UMN committee pushes for student record privacy

The University has never requested mental health records without student consent, but some are pushing make them private.

Northrop Auditorium at the University of Minnesota on April 5, 2015.

Daily File Photo

Northrop Auditorium at the University of Minnesota on April 5, 2015.

Rilyn Eischens

University of Minnesota governance committees are considering a resolution that would request that the school keep student counseling and medical records private.

Members of the University Senate’s Equity, Access and Diversity (EAD) Committee passed the resolution in January.

They started work on the proposal in 2015 after the University of Oregon accessed a student’s counseling records in connection with a lawsuit she filed against the school, sparking a national conversation about the confidentiality of student records.

“We fear that if a student thinks that their records might be used against them … that might dissuade someone or discourage someone from seeking counseling,” said committee chair Jeremy Jenkins.

Additionally, many alumni work for the University after graduation, meaning their records could be accessed by the administration even when they are no longer students, Jenkins said.

“The University [isn’t] going to jump at the chance to rifle through people’s records, but we think this is consistent with President Kaler’s commitment to mental health,” Jenkins said.

The resolution requests the University administration promise not to access student counseling or medical records except in the cases of a court order, written consent from the student or lawsuits directly related to the treatment or payment for those services.

Campus counseling and medical records fall under the federal Family Educational Rights and Privacy Act, the resolution says.

The resolution states that FERPA allows universities to access a student’s counseling and medical records, which is a common misconception, said Steven McDonald, general counsel for the Rhode Island School of Design and FERPA expert.

“This is a fundamental disconnect … It would be more accurate to say FERPA doesn’t prohibit the sharing of records,” McDonald said, adding that most states have more restrictive privacy laws governing privacy of records that would overrule FERPA, he said.

McDonald said the Oregon case had been widely misunderstood.

In most states, if a plaintiff alleges mental distress — as did the University of Oregon student — he or she waives the confidentiality privilege of records that could disprove distress, he said.

Katie Eichele, Aurora Center director, consulted with EAD when they were working on the resolution. She said records held by the center are covered by FERPA and a number of other state laws.
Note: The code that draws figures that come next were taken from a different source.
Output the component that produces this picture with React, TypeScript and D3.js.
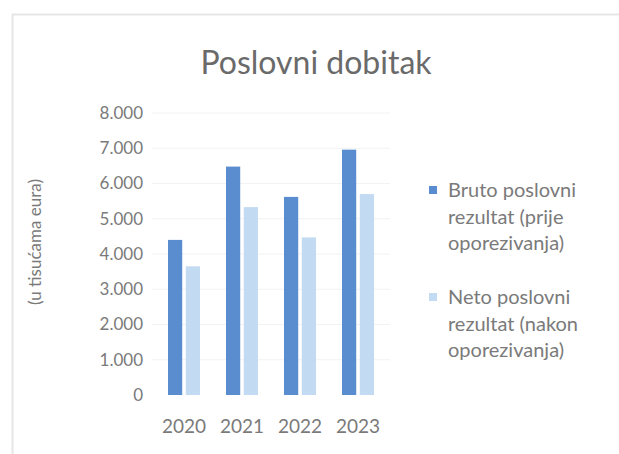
import React from "react";
import * as d3 from "d3";

const years = ["2020", "2021", "2022", "2023"];
const seriesNames = ["Bruto poslovni rezultat (prije oporezivanja)", "Neto poslovni rezultat (nakon oporezivanja)"];
const bruto = [4400, 6480, 5620, 6960];
const neto = [3650, 5330, 4470, 5700];
const yTicks = [0, 1000, 2000, 3000, 4000, 5000, 6000, 7000, 8000];
const legendLines = [
  ["Bruto poslovni", "rezultat (prije", "oporezivanja)"],
  ["Neto poslovni", "rezultat (nakon", "oporezivanja)"],
];
const colors = ["#5a8dd0", "#c2daf2"];
const title = "Poslovni dobitak";
const yTitle = "(u tisućama eura)";

const W = 619;
const H = 454;
const FONT = "Lato, 'Open Sans', sans-serif";
const TEXT = "#7a7a7a";

const locale = d3.formatLocale({ decimal: ",", thousands: ".", grouping: [3], currency: ["", "€"] });
const fmt = locale.format(",");

export default function App() {
  const y = d3.scaleLinear().domain([0, 8000]).range([395, 113]);
  const x0 = d3.scaleBand<string>().domain(years).range([155, 387]).paddingInner(0).paddingOuter(0);
  const x1 = d3.scaleBand<string>().domain(seriesNames).range([13, 45]).paddingInner(0.2);
  const data = [bruto, neto];

  return (
    <svg
      width={W}
      height={H}
      style={{ position: "absolute", left: 0, top: 0, background: "#fff", display: "block" }}
    >
      <line x1={12} x2={W} y1={14.5} y2={14.5} stroke="#e6e6e6" strokeWidth={2} />
      <line x1={12.5} x2={12.5} y1={14} y2={H} stroke="#e6e6e6" strokeWidth={2} />

      <text x={316} y={74} textAnchor="middle" fontFamily={FONT} fontSize={32} fill="#6a6a6a">
        {title}
      </text>

      {yTicks.map((t) => (
        <g key={t}>
          {t > 0 && (
            <line x1={152} x2={390} y1={y(t)} y2={y(t)} stroke="#f2f2f2" strokeWidth={1} />
          )}
          <text
            x={143}
            y={y(t)}
            dy="0.35em"
            textAnchor="end"
            fontFamily={FONT}
            fontSize={17}
            fill={TEXT}
          >
            {fmt(t)}
          </text>
        </g>
      ))}

      <text
        transform={`translate(35,242) rotate(-90)`}
        textAnchor="middle"
        dy="0.35em"
        fontFamily={FONT}
        fontSize={17}
        fill={TEXT}
      >
        {yTitle}
      </text>

      {years.map((yr, i) => (
        <g key={yr} transform={`translate(${x0(yr)},0)`}>
          {seriesNames.map((s, j) => (
            <rect
              key={s}
              x={x1(s)}
              width={x1.bandwidth()}
              y={y(data[j][i])}
              height={y(0) - y(data[j][i])}
              fill={colors[j]}
            />
          ))}
          <text
            x={x0.bandwidth() / 2}
            y={426}
            dy="0.35em"
            textAnchor="middle"
            fontFamily={FONT}
            fontSize={19}
            fill={TEXT}
          >
            {yr}
          </text>
        </g>
      ))}

      {legendLines.map((lines, j) => {
        const top = j === 0 ? 190 : 297;
        return (
          <g key={j}>
            <rect x={429} y={top - 4} width={8} height={8} fill={colors[j]} />
            {lines.map((ln, k) => (
              <text
                key={k}
                x={448}
                y={top + k * 26.5}
                dy="0.35em"
                fontFamily={FONT}
                fontSize={20}
                fill={TEXT}
              >
                {ln}
              </text>
            ))}
          </g>
        );
      })}
    </svg>
  );
}
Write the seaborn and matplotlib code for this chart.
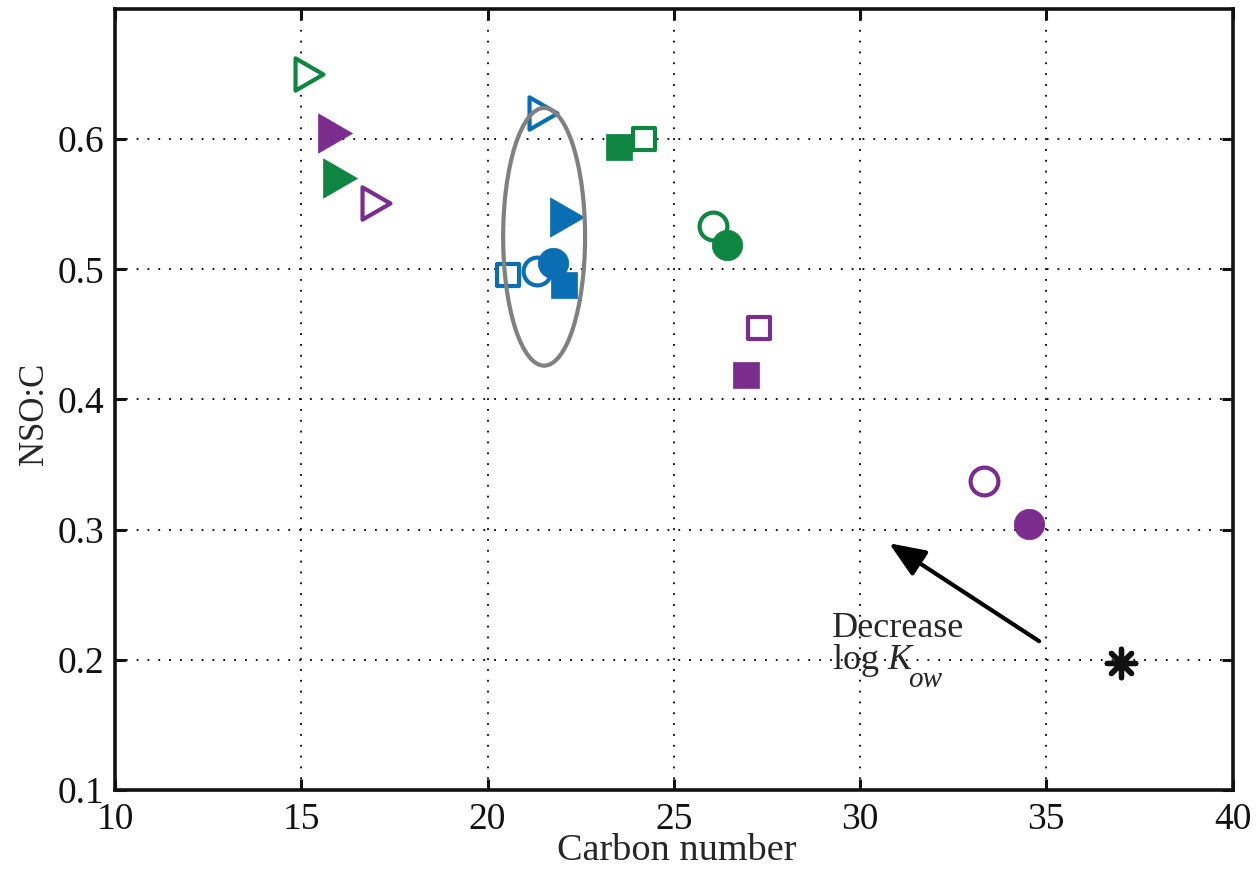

When a client comes to the Aurora Center for counseling, they sign a client-advocate confidentiality agreement to ensure they understand privacy rights and limitations, Eichele said.

In the case of a lawsuit, the Aurora Center would only permit access to therapy records if they are subpoenaed or if the client sues the Aurora Center directly, she said.

University Student Counseling Services (SCS) Director Glenn Hirsch also talked with EAD members.

He said in the ten years he has held his position, the University has never requested access to records without student consent. He hasn’t heard concerns from students about this issue, but there is the potential for a chilling effect, he said.

If the University were to request a student’s records, SCS would first inform the client and discuss whether he or she would be comfortable signing a release form, he said.

“If the student were not comfortable with it, then I think we would have to take that on a case-by-case basis and discuss what we would be obligated to do,” he said.

SCS follows federal and state laws governing confidentiality of records as well as University policy and ethical guidelines, Hirsch said.

Sometimes there are conflicts between the various levels of regulation that make it hard to predict how these hypothetical situations would play out, he said.

“There can be a regulation at one level that says yes, it is okay to release this record, but for example at the state level there may be a law against that, or a law may say you can do it, but ethical principles say that you can’t,” he said. “We have a number of different things that guide us.”

Typically, SCS only releases records without student consent if there is a court order, which is typical for mental health professionals, Hirsch said.

Several other committees, including the Disability Issues Committee, have passed the resolution, and it is scheduled for discussion at the University Senate meeting in April, Jenkins said.